The Trailer Lawyers yesterday filed an emergency motion for a stay of the "whistleblower" case, Ex rel. Rigsby. Here it is. They want things on hold — probably so they don’t have to waste any time on a case they may wave goodbye to — until the motion to disqualify them is decided. I liked this paragraph:
State Farm’s disqualification motion is based upon the misguided premise that GBM and BFRG are vicariously responsible and can be disqualified for acts about which they had no or incomplete knowledge, and did not in any way direct. The motion is over-brimming with innuendo ad [sic, I think it’s supposed be "and" but I like it anyway] inflammatory rhetoric, and lacks any factual basis that GBM and BFRG are unqualified to continue this representation. This motion is nothing more than a transparent attempt to focus attention away from the fraud State Farm perpetrated on its own policyholders and on the federal government, and create a side-show big enough to camouflage its own obvious wrongdoing.
A couple things: "had no or incomplete knowledge, and did not in any way direct." What does that mean? That when Cori Rigsby fired up the laptop, they thought they were going to be taking an online survey about kitchen products? "Hey, this is the strangest looking ad for a blender I ever saw!" Think about it: "my knowledge that they were going to illegally access documents was incomplete because I didn’t really know what was in the documents!" Consider the statement that they did not direct anything: "Hi, I’m Dickie Scruggs, welcome to the first meeting of what we’ll call the Trailer Lawyer Katrina Group. Now, everyone look for the cardboard footprints with your name on them, and stand right there, put these blindfolds on and we’re gonna have quite a surprise for you!!"
Also, consider that last sentence — if it’s a side-show, I’d say the side-show is working, wouldn’t you? As you read the emergency motion, you can see they think there is a very real chance they will be disqualified. As all this goes on and intensifies, I wonder how long until the Rigsby sisters figure enough is enough, that they’ve been led around long enough, and just spill their guts? The day will come when they will talk.
Here’s State Farm’s response to the motion to say proceedings. Two interesting things. One, it claims the Trailer Lawyers are already disqualified under the terms of Judge Senter’s order disqualifying the Katrina(less) Litigation Group. Two, it doesn’t oppose a stay, but says the motion to dismiss the case on jurisdiction grounds needs to be decided first.
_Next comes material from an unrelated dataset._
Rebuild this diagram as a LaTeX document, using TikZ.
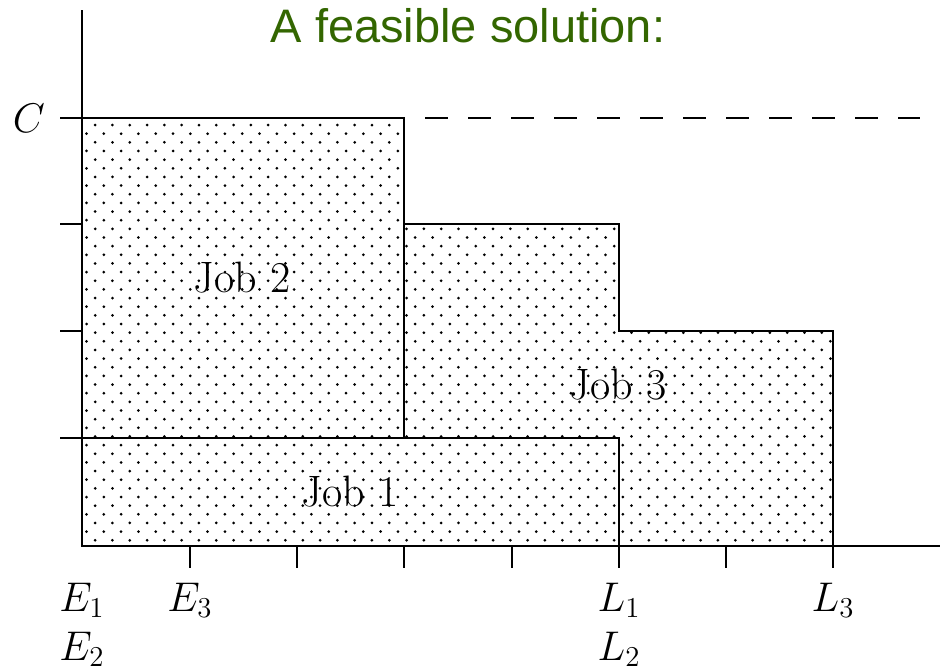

The fact that State Farm lawyers turned this brief around in a few hours tells me State Farm has learned a lot about controlling the news cycle and effectively promoting its position. Compare that to 15 months ago, and it’s like night and day. Take a good look, ladies and gents, because what you are seeing, what you have seen the last nine or 10 months, is one of the most sophisticated and successful corporate litigation and public relations strategies you will see in your lifetime. I mean, for a while Scruggs had it all goin’ on with linking public relations with litigation, but this rivals any effort ever put out by Scruggs.
UPDATE: Someone asked me why Todd Graves’ name is not on the emergency motion, although the name of his firm is. I don’t know.
SECOND UPDATE: This is as good a place as any to scoop up all the pleadings that have been filed in recent days, not all of which I have linked to previously. In addition to those above, here are:
The counterclaims are interesting to read, make sure to check them out — civil conspiracy, breach of contract, trade secret theft, computer fraud, common law fraud. Yikes. I don’t think the Rigsby sisters had any idea what they were getting into, that they were going to be in the middle of a Lawyer Riot. They certainly wouldn’t be the only ones of whom this could be said in the Katrina Follies, but ordinary people who get caught up in the machinery of litigation, it just grinds your bones to dust, till there’s nothing left of you.